先週のコラムでHDMIについて書いたが、今回はデジタル放送にまつわる別の問題を取り上げてみたい。
月も変わって7月となり、そろそろ家電業界では夏のボーナス商戦へ向けての動きが活発化し始めている。日本はバブル経済崩壊後から長らく景気の低迷状態が続いてきたが、ここ1〜2年というもの、電器メーカーの決算報告などを見ると、デジタル家電を中心に少しずつ明るい兆しが見えてきているようである。
そういう意味では、地上デジタル放送への転換というのは無理矢理ながらも、経済面でのカンフル剤的効果はあったと考えるべきだろう。もちろんこのまま順調に推移してくれることを願っているのだが、ことデジタル放送関連商品に関してはいろいろと考えておくべき事がある。
地上デジタル放送が、現在は都心部を中心とした一部地域であることは、多くの方もご存じのことだろう。社団法人 地上デジタル放送推進協会のサイトでは、2004年11月末の時点での各都道府県別デジタル放送開始のロードマップを見ることができる。
「開始済」と書いてある都府県が既に地上デジタル放送が開始されているわけだが、この表を見る限り、かなり広範囲で放送が始まっているように感じられることだろう。
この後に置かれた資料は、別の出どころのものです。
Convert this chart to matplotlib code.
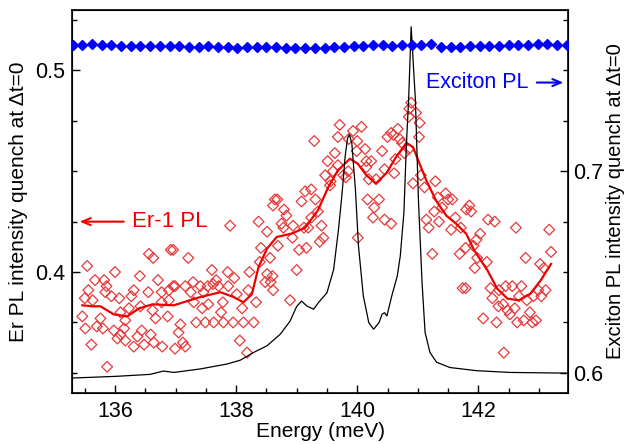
import matplotlib
matplotlib.use("Agg")
import matplotlib.pyplot as plt
import numpy as np

plt.rcParams['font.family'] = ['Liberation Sans', 'DejaVu Sans']

# Er-1 PL quench (left axis), scatter
er_energy = [135.54,136.56,136.63,136.92,136.00,136.41,136.71,135.67,135.82,135.56,135.86,136.31,136.55,136.77,136.89,
             135.50,135.63,135.84,135.94,136.07,136.27,136.42,136.77,136.89,135.46,135.76,136.09,136.23,136.17,136.62,
             136.67,136.87,135.51,135.70,135.80,135.98,136.15,136.44,136.09,136.37,136.59,136.04,136.17,135.61,136.31,
             136.48,136.64,136.78,135.87,
             137.90,138.37,138.51,136.96,137.21,138.41,138.39,137.60,137.86,137.97,138.22,138.51,136.96,136.99,137.16,
             137.29,137.41,137.53,137.62,137.71,137.87,137.25,137.46,137.67,138.01,138.20,138.48,137.30,137.54,137.78,
             138.33,137.44,137.75,138.10,137.34,137.49,137.63,137.79,137.95,138.12,138.29,137.08,137.05,137.12,136.99,
             137.16,138.06,138.18,
             139.71,140.07,139.93,139.29,139.68,139.86,140.00,139.99,140.13,139.63,139.51,140.15,139.68,139.60,139.47,
             139.77,139.85,139.81,139.56,139.55,139.24,139.14,138.64,138.68,138.61,139.08,139.31,138.79,139.35,138.83,
             139.24,138.75,138.94,139.12,139.41,138.78,139.19,138.93,139.44,139.38,140.01,138.69,139.04,139.16,138.56,
             139.00,138.60,138.57,138.61,138.89,
             140.89,140.86,140.85,140.97,141.03,140.67,140.60,140.50,140.56,141.02,140.70,140.74,140.85,140.78,140.41,
             140.23,140.63,140.15,140.45,140.61,140.19,140.31,141.05,141.29,140.92,141.11,140.17,140.36,140.28,141.46,
             141.57,141.50,141.33,141.40,141.27,140.26,140.45,140.56,141.14,141.35,141.62,141.18,141.55,141.71,141.24,
             141.69,141.74,141.80,
             141.85,141.88,142.16,142.27,142.62,143.17,142.03,141.97,141.79,141.92,143.20,141.98,142.14,142.78,143.02,
             143.08,141.94,141.79,142.20,142.45,142.56,142.71,142.34,143.11,142.99,142.23,142.67,142.80,142.91,143.04,
             142.33,142.41,142.48,142.60,142.52,142.85,142.08,142.30,142.64,142.75,142.89,142.95,142.42]
er_quench = [0.403,0.409,0.407,0.411,0.400,0.398,0.396,0.396,0.396,0.391,0.393,0.391,0.390,0.390,0.391,
             0.387,0.386,0.390,0.388,0.387,0.388,0.383,0.385,0.386,0.378,0.377,0.380,0.382,0.376,0.381,
             0.377,0.378,0.372,0.373,0.372,0.371,0.372,0.371,0.369,0.368,0.369,0.367,0.366,0.364,0.363,
             0.364,0.365,0.363,0.353,
             0.423,0.425,0.420,0.411,0.407,0.412,0.405,0.401,0.400,0.397,0.400,0.399,0.393,0.393,0.393,
             0.395,0.393,0.393,0.394,0.393,0.393,0.390,0.390,0.396,0.389,0.391,0.395,0.385,0.384,0.385,
             0.385,0.382,0.380,0.382,0.375,0.375,0.375,0.375,0.375,0.375,0.375,0.374,0.370,0.365,0.362,
             0.363,0.366,0.360,
             0.473,0.472,0.470,0.465,0.467,0.466,0.465,0.460,0.461,0.459,0.455,0.455,0.453,0.450,0.448,
             0.448,0.450,0.447,0.445,0.443,0.441,0.440,0.436,0.436,0.433,0.435,0.436,0.431,0.430,0.428,
             0.427,0.424,0.423,0.422,0.423,0.422,0.422,0.417,0.417,0.415,0.417,0.413,0.411,0.412,0.407,
             0.401,0.398,0.395,0.391,0.386,
             0.484,0.481,0.477,0.479,0.474,0.471,0.468,0.467,0.469,0.467,0.466,0.464,0.461,0.459,0.460,
             0.455,0.456,0.452,0.451,0.449,0.446,0.446,0.448,0.445,0.444,0.442,0.436,0.436,0.432,0.439,
             0.436,0.436,0.437,0.432,0.430,0.427,0.426,0.424,0.426,0.425,0.427,0.422,0.421,0.422,0.409,
             0.409,0.392,0.431,
             0.433,0.430,0.426,0.425,0.422,0.421,0.419,0.416,0.412,0.413,0.410,0.407,0.405,0.407,0.404,
             0.402,0.402,0.392,0.392,0.393,0.393,0.393,0.391,0.391,0.391,0.387,0.388,0.386,0.388,0.388,
             0.383,0.384,0.381,0.382,0.379,0.380,0.377,0.375,0.375,0.376,0.375,0.376,0.360]

# Smoothed Er-1 PL curve
smooth_energy = [135.46,135.63,135.76,135.98,136.20,136.40,136.62,136.97,137.41,137.74,137.96,138.12,138.26,138.37,
                 138.51,138.67,138.91,139.14,139.35,139.52,139.68,139.88,140.01,140.15,140.31,140.48,140.64,140.81,
                 140.92,141.03,141.14,141.30,141.47,141.63,141.80,141.93,142.15,142.31,142.48,142.67,142.86,143.03,143.20]
smooth_quench = [0.3835,0.383,0.383,0.379,0.378,0.382,0.384,0.3835,0.3876,0.390,0.3876,0.385,0.389,0.4025,
                 0.4116,0.4174,0.419,0.422,0.4306,0.442,0.4504,0.4562,0.4537,0.448,0.444,0.449,0.457,0.464,
                 0.462,0.4537,0.4455,0.4355,0.428,0.424,0.419,0.4108,0.4008,0.3918,0.3868,0.386,0.3893,0.3959,0.404]

# Exciton PL quench (right axis)
exc_energy = [135.30,135.46,135.62,135.78,135.94,136.10,136.26,136.42,136.58,136.74,136.90,137.06,137.22,137.38,
              137.54,137.70,137.86,138.02,138.18,138.34,138.50,138.66,138.82,138.98,139.14,139.30,139.46,139.62,
              139.78,139.94,140.10,140.26,140.42,140.58,140.74,140.90,141.06,141.22,141.38,141.54,141.70,141.86,
              142.02,142.18,142.34,142.50,142.66,142.82,142.98,143.14,143.30,143.46]
exc_quench = [0.7624,0.7626,0.7632,0.7628,0.7624,0.7622,0.7622,0.7620,0.7620,0.7620,0.7621,0.7620,0.7618,0.7618,
              0.7619,0.7618,0.7616,0.7610,0.7614,0.7614,0.7616,0.7615,0.7613,0.7609,0.7613,0.7612,0.7612,0.7614,
              0.7618,0.7620,0.7622,0.7624,0.7624,0.7622,0.7624,0.7624,0.7626,0.7630,0.7616,0.7614,0.7618,0.7620,
              0.7620,0.7622,0.7622,0.7624,0.7626,0.7626,0.7630,0.7632,0.7626,0.7624]

# Exciton PL spectrum (arb. units)
pl_energy = [135.29,136.03,136.58,136.80,136.97,137.41,137.85,138.07,138.29,138.51,138.73,138.89,139.00,139.08,
             139.17,139.28,139.36,139.50,139.61,139.69,139.75,139.80,139.84,139.87,139.91,139.97,140.02,140.10,
             140.19,140.27,140.36,140.41,140.45,140.49,140.57,140.66,140.71,140.77,140.81,140.85,140.89,140.96,
             141.01,141.07,141.12,141.20,141.31,141.53,141.97,142.52,143.48]
pl_intensity = [0.000,0.005,0.0105,0.020,0.016,0.026,0.040,0.051,0.073,0.092,0.125,0.162,0.204,0.219,
                0.205,0.196,0.215,0.243,0.309,0.423,0.527,0.631,0.683,0.693,0.669,0.536,0.376,0.234,
                0.158,0.139,0.158,0.182,0.186,0.177,0.234,0.290,0.347,0.470,0.659,0.801,1.000,0.792,
                0.508,0.272,0.130,0.073,0.045,0.030,0.021,0.016,0.014]

fig = plt.figure(figsize=(6.3, 4.44), dpi=100)
ax = fig.add_axes([0.1143, 0.1149, 0.9016 - 0.1143, 0.9775 - 0.1149])
ax3 = ax.twinx()
ax2 = ax.twinx()

# Black PL spectrum on hidden axis
ax3.plot(pl_energy, pl_intensity, color='black', lw=0.9)
ax3.set_ylim(-0.0425, 1.048)
ax3.axis('off')

ax.scatter(er_energy, er_quench, marker='D', s=30, facecolors='none', edgecolors='#e8393a', linewidths=0.9, zorder=3)
ax.plot(smooth_energy, smooth_quench, color='#ee0000', lw=1.6, zorder=4)

ax2.plot(exc_energy, exc_quench, marker='D', ms=5.4, color='#0000ff', lw=0, zorder=5)

ax.set_xlim(135.29, 143.48)
ax.set_ylim(0.34, 0.53)
ax2.set_ylim(0.59, 0.78)

ax.set_xticks([136, 138, 140, 142])
ax.set_xticks(np.arange(135.5, 143.5, 0.5), minor=True)
ax.set_yticks([0.4, 0.5])
ax.set_yticks(np.arange(0.35, 0.53, 0.025), minor=True)
ax2.set_yticks([0.6, 0.7])
ax2.set_yticks(np.arange(0.6, 0.78, 0.025), minor=True)

for a in (ax, ax2):
    a.tick_params(which='major', direction='in', length=6, width=1, labelsize=15.5)
    a.tick_params(which='minor', direction='in', length=3.5, width=1)
ax.tick_params(axis='y', right=False, which='both', pad=5)
ax2.tick_params(axis='y', pad=4)
ax.tick_params(axis='x', top=False, which='both', pad=6)

ax.set_xlabel('Energy (meV)', fontsize=15, labelpad=0)
ax.set_ylabel('Er PL intensity quench at \u0394t=0', fontsize=15, labelpad=5)
ax2.set_ylabel('Exciton PL intensity quench at \u0394t=0', fontsize=14.5, rotation=90, labelpad=2)

for sp in ax.spines.values():
    sp.set_linewidth(1.2)

ax.annotate('', xy=(135.37, 0.425), xytext=(136.19, 0.425),
            arrowprops=dict(arrowstyle='->,head_length=0.6,head_width=0.25', color='#ee0000', lw=1.5))
ax.text(136.28, 0.425, 'Er-1 PL', color='#ee0000', fontsize=16, va='center', ha='left')

ax2.annotate('', xy=(143.45, 0.744), xytext=(142.92, 0.744),
             arrowprops=dict(arrowstyle='->,head_length=0.6,head_width=0.25', color='#0000ff', lw=1.5))
ax2.text(142.82, 0.744, 'Exciton PL', color='#0000ff', fontsize=15.5, va='center', ha='right')

fig.savefig('out.png', dpi=100)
だが実際のエリアには、この表だけみていてはわからないギャップが存在する。
この表と現実のギャップがもっとも顕著なのが、関東エリアである。同サイトでは、Mapionの地図を利用した放送エリアマップを参照できるので、ちょっと見てみよう。このリンクは、豊島区池袋を中心として1/90万の縮尺で、NHK教育ならびに民放の放送エリアを見たものである。
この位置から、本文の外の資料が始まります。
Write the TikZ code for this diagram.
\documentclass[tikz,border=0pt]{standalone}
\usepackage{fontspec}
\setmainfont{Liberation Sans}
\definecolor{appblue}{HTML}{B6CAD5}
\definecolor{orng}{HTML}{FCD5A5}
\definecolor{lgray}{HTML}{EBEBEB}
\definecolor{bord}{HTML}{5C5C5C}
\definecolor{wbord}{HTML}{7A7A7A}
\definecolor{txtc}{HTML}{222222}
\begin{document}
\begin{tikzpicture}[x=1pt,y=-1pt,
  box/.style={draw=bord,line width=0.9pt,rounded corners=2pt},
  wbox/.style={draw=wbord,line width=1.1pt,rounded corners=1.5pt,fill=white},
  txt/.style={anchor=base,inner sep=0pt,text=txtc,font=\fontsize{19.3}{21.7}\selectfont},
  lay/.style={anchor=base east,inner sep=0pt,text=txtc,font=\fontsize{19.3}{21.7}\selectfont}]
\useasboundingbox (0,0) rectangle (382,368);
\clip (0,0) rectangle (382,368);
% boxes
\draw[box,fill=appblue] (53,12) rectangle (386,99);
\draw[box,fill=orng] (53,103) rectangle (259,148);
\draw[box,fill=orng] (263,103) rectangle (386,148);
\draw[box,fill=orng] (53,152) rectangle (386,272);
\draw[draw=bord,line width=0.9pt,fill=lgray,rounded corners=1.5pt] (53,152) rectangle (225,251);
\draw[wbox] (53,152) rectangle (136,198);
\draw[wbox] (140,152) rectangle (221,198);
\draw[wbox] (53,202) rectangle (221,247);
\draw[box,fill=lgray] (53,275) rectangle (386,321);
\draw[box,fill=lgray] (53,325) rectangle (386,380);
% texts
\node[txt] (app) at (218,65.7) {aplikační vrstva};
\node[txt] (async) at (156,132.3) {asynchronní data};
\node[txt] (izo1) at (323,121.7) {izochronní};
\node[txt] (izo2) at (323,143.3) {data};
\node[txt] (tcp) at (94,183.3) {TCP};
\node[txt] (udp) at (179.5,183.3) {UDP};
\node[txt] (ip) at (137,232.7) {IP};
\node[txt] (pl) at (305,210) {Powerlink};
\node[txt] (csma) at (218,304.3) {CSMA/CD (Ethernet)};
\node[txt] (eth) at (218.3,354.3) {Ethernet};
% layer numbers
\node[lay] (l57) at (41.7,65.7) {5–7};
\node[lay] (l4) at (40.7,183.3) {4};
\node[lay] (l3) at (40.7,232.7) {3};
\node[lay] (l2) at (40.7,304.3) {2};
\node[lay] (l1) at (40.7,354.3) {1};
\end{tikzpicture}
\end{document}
色の濃いオレンジ部分が現在放送が受信できる範囲、薄い黄色部分が今年末から放送が開始される範囲だ。色の濃い部分の形に注目していただくと、かなりいびつな形であることにお気づきだろう。電波の中心点である東京タワーから見れば、南東方向一面はもう東京湾なので、居住地は少ない。一方でその反対側の内陸部に向かう北側は、約90度の角度で大きくえぐれている。
関東エリアのベッドタウンは、鉄道の通勤線に沿って形成されているわけだが、このエリアには西武有楽町線、西武池袋線、東武東上線、JR埼京線、JR京浜東北線などの大動脈がある。世帯数で言えば、かなりの数に上るだろう。都心部で開局とはいっても、内陸へ向かうこれだけの範囲で、まだ地上デジタル放送が受信できないのである。
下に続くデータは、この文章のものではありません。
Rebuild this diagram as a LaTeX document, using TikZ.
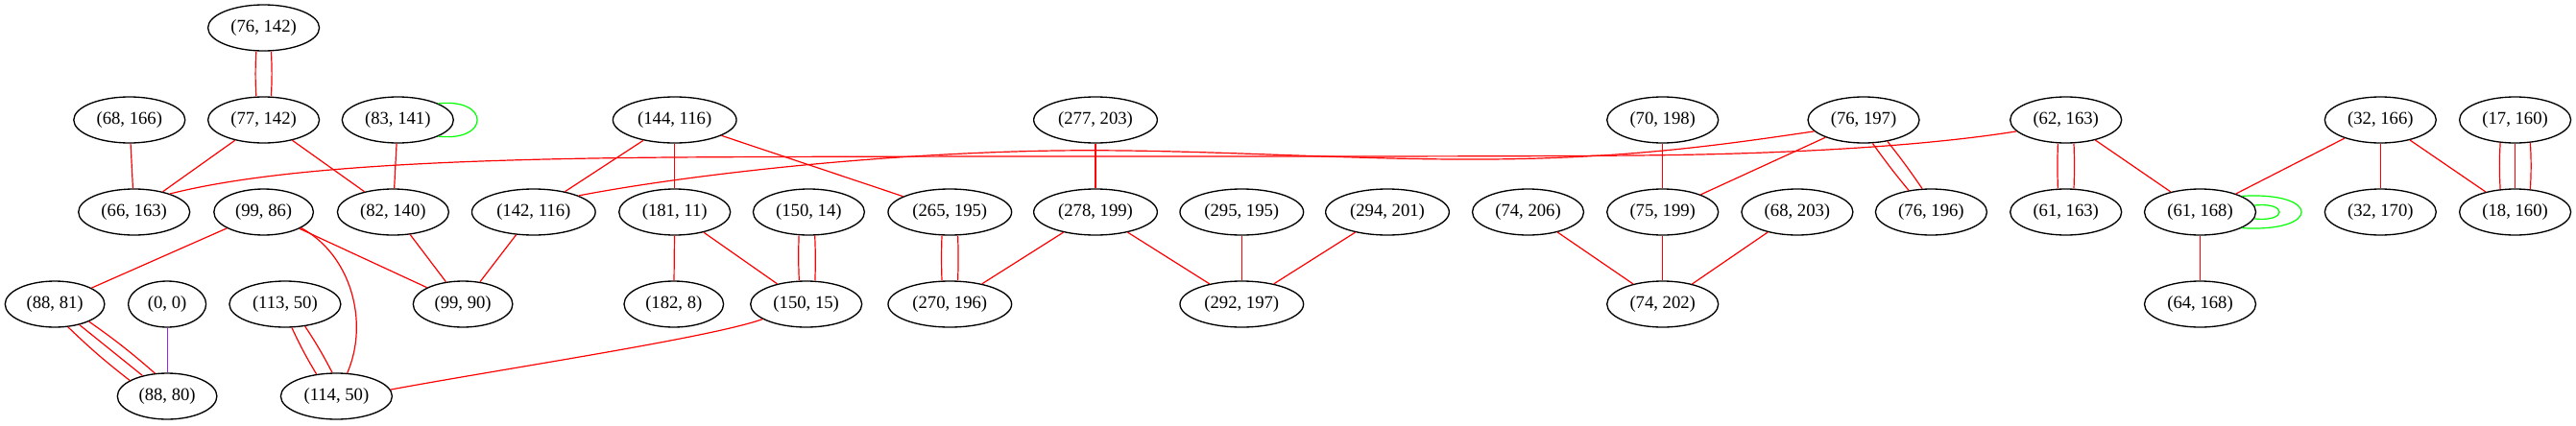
\documentclass[tikz,border=0pt]{standalone}
\usepackage{fontspec}
\setmainfont{Liberation Serif}
\usetikzlibrary{shapes.geometric,calc}
\definecolor{vpurple}{HTML}{A020F0}
\definecolor{pgreen}{HTML}{00FF00}
\definecolor{pred}{HTML}{FF0000}
\begin{document}
\begin{tikzpicture}[x=0.75pt,y=-0.75pt,
  nd/.style={draw=black,line width=1pt,ellipse,inner sep=0pt,minimum height=36pt,font=\fontsize{14}{16}\selectfont},
  w7/.style={nd,minimum width=60.75pt},
  w8/.style={nd,minimum width=77.7pt},
  w9/.style={nd,minimum width=87pt},
  w10/.style={nd,minimum width=96.5pt},
  e/.style={draw=pred,line width=0.9pt},
  lp/.style={draw=pgreen,line width=0.9pt},
  pe/.style={draw=vpurple,line width=0.9pt}]
\useasboundingbox (0,0) rectangle (2683,443);
% row 1
\node[w9] (a76142) at (274.6,29) {(76, 142)};
% row 2
\node[w9] (a68166) at (134.8,125) {(68, 166)};
\node[w9] (a77142) at (274.6,125) {(77, 142)};
\node[w9] (a83141) at (414.3,125) {(83, 141)};
\node[w10] (a144116) at (702.7,125) {(144, 116)};
\node[w10] (a277203) at (1141,125) {(277, 203)};
\node[w9] (a70198) at (1731.7,125) {(70, 198)};
\node[w9] (a76197) at (1941,125) {(76, 197)};
\node[w9] (a62163) at (2151.7,125) {(62, 163)};
\node[w9] (a32166) at (2479.3,125) {(32, 166)};
\node[w9] (a17160) at (2619.6,125) {(17, 160)};
% row 3
\node[w9] (a66163) at (139.7,221) {(66, 163)};
\node[w8] (a9986) at (274.6,221) {(99, 86)};
\node[w9] (a82140) at (409.4,221) {(82, 140)};
\node[w10] (a142116) at (555.8,221) {(142, 116)};
\node[w9] (a18111) at (702.7,221) {(181, 11)};
\node[w9] (a15014) at (842.4,221) {(150, 14)};
\node[w10] (a265195) at (989.3,221) {(265, 195)};
\node[w10] (a278199) at (1141,221) {(278, 199)};
\node[w10] (a295195) at (1293.3,221) {(295, 195)};
\node[w10] (a294201) at (1445,221) {(294, 201)};
\node[w9] (a74206) at (1591.5,221) {(74, 206)};
\node[w9] (a75199) at (1731.7,221) {(75, 199)};
\node[w9] (a68203) at (1871.9,221) {(68, 203)};
\node[w9] (a76196) at (2011.4,221) {(76, 196)};
\node[w9] (a61163) at (2151.7,221) {(61, 163)};
\node[w9] (a61168) at (2291.5,221) {(61, 168)};
\node[w9] (a32170) at (2479.3,221) {(32, 170)};
\node[w9] (a18160) at (2619.6,221) {(18, 160)};
% row 4
\node[w8] (a8881) at (57.1,317) {(88, 81)};
\node[w7] (a00) at (174.1,317) {(0, 0)};
\node[w9] (a11350) at (296.9,317) {(113, 50)};
\node[w8] (a9990) at (482.1,317) {(99, 90)};
\node[w8] (a1828) at (701.8,317) {(182, 8)};
\node[w9] (a15015) at (839.7,317) {(150, 15)};
\node[w10] (a270196) at (989.3,317) {(270, 196)};
\node[w10] (a292197) at (1293.3,317) {(292, 197)};
\node[w9] (a74202) at (1731.7,317) {(74, 202)};
\node[w9] (a64168) at (2291.5,317) {(64, 168)};
% row 5
\node[w8] (a8880) at (174.1,413) {(88, 80)};
\node[w9] (a11450) at (350.4,413) {(114, 50)};

% multi edges (vertical)
\draw[e] ($(a76142.south)+(-7.8,0)$) to[bend right=3] ($(a77142.north)+(-7.8,0)$);
\draw[e] ($(a76142.south)+(7.8,0)$) to[bend left=3] ($(a77142.north)+(7.8,0)$);
\draw[e] ($(a15014.south)+(-10.3,0)$) to[bend right=2] ($(a15015.north)+(-7.4,0)$);
\draw[e] ($(a15014.south)+(6.3,0)$) to[bend left=2] ($(a15015.north)+(9.2,0)$);
\draw[e] ($(a265195.south)+(-8.3,0)$) to[bend right=2] ($(a270196.north)+(-8.3,0)$);
\draw[e] ($(a265195.south)+(8.3,0)$) to[bend left=2] ($(a270196.north)+(8.3,0)$);
\draw[e] ($(a62163.south)+(-8.3,0)$) to[bend right=2] ($(a61163.north)+(-8.3,0)$);
\draw[e] ($(a62163.south)+(8.3,0)$) to[bend left=2] ($(a61163.north)+(8.3,0)$);
\draw[e] ($(a17160.south)+(-15.5,-0.9)$) to[bend right=3] ($(a18160.north)+(-15.5,0.9)$);
\draw[e] (a17160) -- (a18160);
\draw[e] ($(a17160.south)+(15.8,-0.9)$) to[bend left=3] ($(a18160.north)+(15.8,0.9)$);
% multi edges (slanted)
\draw[e] (a76197.-69) to[bend right=2] (a76196.136);
\draw[e] (a76197.-42) to[bend left=2] (a76196.111);
\draw[e] (a8881.-60) to[bend right=3] (a8880.157);
\draw[e] (a8881.-40.6) -- (a8880.140.5);
\draw[e] (a8881.-27.5) to[bend left=3] (a8880.118);
\draw[e] (a11350.-74) to[bend right=3] (a11450.132);
\draw[e] (a11350.-48) to[bend left=3] (a11450.100);

% single straight edges
\draw[e] (a68166) -- (a66163);
\draw[e] (a77142) -- (a66163);
\draw[e] (a77142) -- (a82140);
\draw[e] (a83141) -- (a82140);
\draw[e] (a144116) -- (a142116);
\draw[e] (a144116) -- (a18111);
\draw[e] (a144116) -- (a265195);
\draw[e] (a18111) -- (a1828);
\draw[e] (a18111) -- (a15015);
\draw[e] (a277203) -- (a278199);
\draw[e] (a278199) -- (a270196);
\draw[e] (a278199) -- (a292197);
\draw[e] (a295195) -- (a292197);
\draw[e] (a294201) -- (a292197);
\draw[e] (a70198) -- (a75199);
\draw[e] (a76197) -- (a75199);
\draw[e] (a74206) -- (a74202);
\draw[e] (a75199) -- (a74202);
\draw[e] (a68203) -- (a74202);
\draw[e] (a62163) -- (a61168);
\draw[e] (a61168) -- (a64168);
\draw[e] (a32166) -- (a61168);
\draw[e] (a32166) -- (a32170);
\draw[e] (a32166) -- (a18160);
\draw[e] (a9986) -- (a8881);
\draw[e] (a9986) -- (a9990);
\draw[e] (a82140) -- (a9990);
\draw[e] (a142116) -- (a9990);
\draw[pe] (a00) -- (a8880);

% curved edges
\draw[e] (a9986.-23) .. controls (365,265) and (385,335) .. (a11450.65);
\draw[e] (a15015.199) .. controls (740,352) and (520,385) .. (a11450.7);
\draw[e] (a66163.27) .. controls (280,176) and (450,166) .. (700,164)
  .. controls (1000,162) and (1500,164) .. (1700,162)
  .. controls (1850,161) and (2000,153) .. (a62163.193);
\draw[e] (a142116.20) .. controls (700,185) and (900,160) .. (1100,157)
  .. controls (1250,155) and (1400,167) .. (1550,166)
  .. controls (1700,165) and (1800,150) .. (a76197.193);

% self loops
\draw[lp] (a83141.22) .. controls +(54,-6) and +(54,6) .. (a83141.-22);
\draw[lp] (a61168.7) .. controls +(35,-4) and +(35,4) .. (a61168.-7);
\draw[lp] (a61168.21) .. controls +(83,-5) and +(83,5) .. (a61168.-21);
\end{tikzpicture}
\end{document}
なぜこの方向一体が放送の谷間になっているのかと言えば、このエリアは放送波が複雑怪奇に混在している地域だからだ。キー局では埼玉県の児玉中継局、栃木県の宇都宮中継局があり、その周辺でアナアナ変換を行なわなければならないということも大きな理由であるが、そのほかにもテレビ神奈川や千葉テレビ、テレビ埼玉、群馬テレビなど、あちこちのUHF局をダイレクトに受信していたりする。
この状態でさらにデジタル放送波を出してしまうと、今まで見えていたアナログ放送が受信できなくなるおそれがある。いわゆるブースター障害が起きる可能性が高いというわけだ。日本中でもっとも電波のやっかいな地域が、ここなのである。